Pescara, preso il rapinatore picchiato dall’orefice

È un 25enne foggiano, per la polizia è l’autore dell’assalto fallito alla gioielleria Adele Rolando. Si cerca il complice

PESCARA. Fuggendo dalla gioielleria Adele Rolando, in via Gabriele D’Annunzio, è stato ripreso da una delle telecamere posizionate lungo la via. E i due commercianti che hanno subito l’assalto lo hanno riconosciuto senza tentennamenti, quando hanno visto la sua foto. È così che la polizia ha incastrato Enrico Donato Conserva, 25 anni, foggiano, sottoposto nei giorni scorsi a fermo di indiziato di delitto per il reato di tentata rapina aggravata in concorso. Con lui, in gioielleria, ha agito un complice, sulla cui identificazione stanno ancora lavorando gli uomini della squadra mobile, diretti da Pierfrancesco Muriana.

Conserva, una volta riconosciuto come l’autore del colpo sfumato, ha ammesso le proprie responsabilità. Ascoltato negli uffici del commissariato di San Severo, il giovane ha spiegato di aver bisogno di soldi, dovendo saldare un debito di alcune migliaia di euro per droga acquistata ma non pagata. Nonostante la confessione Conserva è stato comunque sottoposto a fermo, visto che era pronto a far perdere le tracce. Le due valigie, con abiti ed effetti personali, trovate dalla polizia quando è stato intercettato dimostrano, per gli investigatori, che esiste un concreto pericolo di fuga.

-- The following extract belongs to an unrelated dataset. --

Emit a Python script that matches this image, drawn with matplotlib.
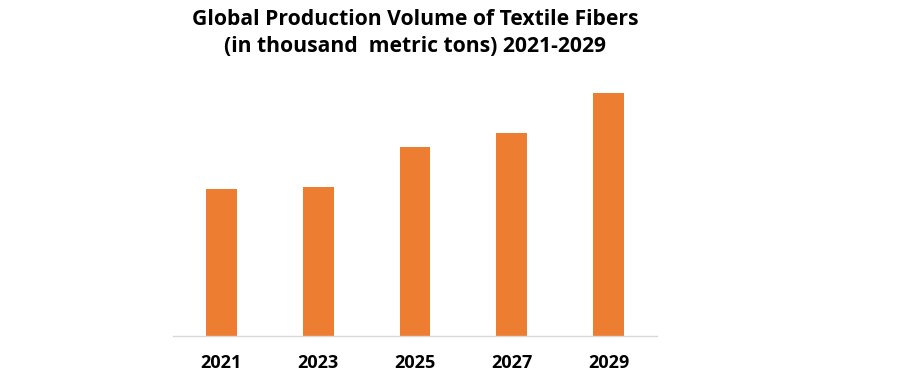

Ora, mentre le indagini proseguono per arrivare al suo complice, si attende la trasmissione degli atti alla Procura di Pescara.

A far scattare la fuga del 25enne e del giovane che ha agito con lui è stato, nel tardo pomeriggio del 12 dicembre, il titolare della gioielleria, Giulio Di Maria. Quando i due finti clienti hanno mostrato le loro reali intenzioni tirando fuori una pistola (scacciacani), il commerciante ha reagito immediatamente e ne è nata una colluttazione. Nonostante sia stato colpito alla testa non si è dato per vinto e ha continuato ad osteggiare uno dei rapinatore mentre l’altro bloccava la moglie, Adele Rolando, che piangeva disperata. Di Maria è riuscito a premere il pulsante dell’allarme collegato alla questura e ha detto chiaramente ai due che di lì a poco sarebbero arrivati gli agenti. L’annuncio è stato sufficiente per far fuggire i due che hanno lasciato in strada la pistola, una parrucca, un trolley da usare per il bottino e un giubbino con delle fascette di plastica, forse per bloccare i gioiellieri. Il tutto è stato recuperato dalla polizia, che ha avviato immediatamente gli accertamenti per risalire alla coppia, cominciando dall’esame delle telecamere della zona.

«Sono molto soddisfatto», commenta Di Maria dopo aver saputo del fermo. «La polizia ha lavorato benissimo e in maniera veloce. Ora speriamo che non succeda più niente e che quei due se ne stiano a casa. Ma gli faranno fare qualche giorno di carcere e poi finirà così, la giustizia funziona in questo modo. Io mi auguro che prendano anche l’altro», dice sempre il commerciante sottolineando con orgoglio la sua parte di «merito», per come sono andate le cose. «Se non avesse fatto quella cavolata, per lui poteva andare meglio». Certo l’identificazione e il fermo non cancellano «il trauma, che è grande», dice la moglie. «La paura c’è ancora» e pure il ricordo di quei ragazzi dalla «faccia pulita, che abbiamo accolto paternamente».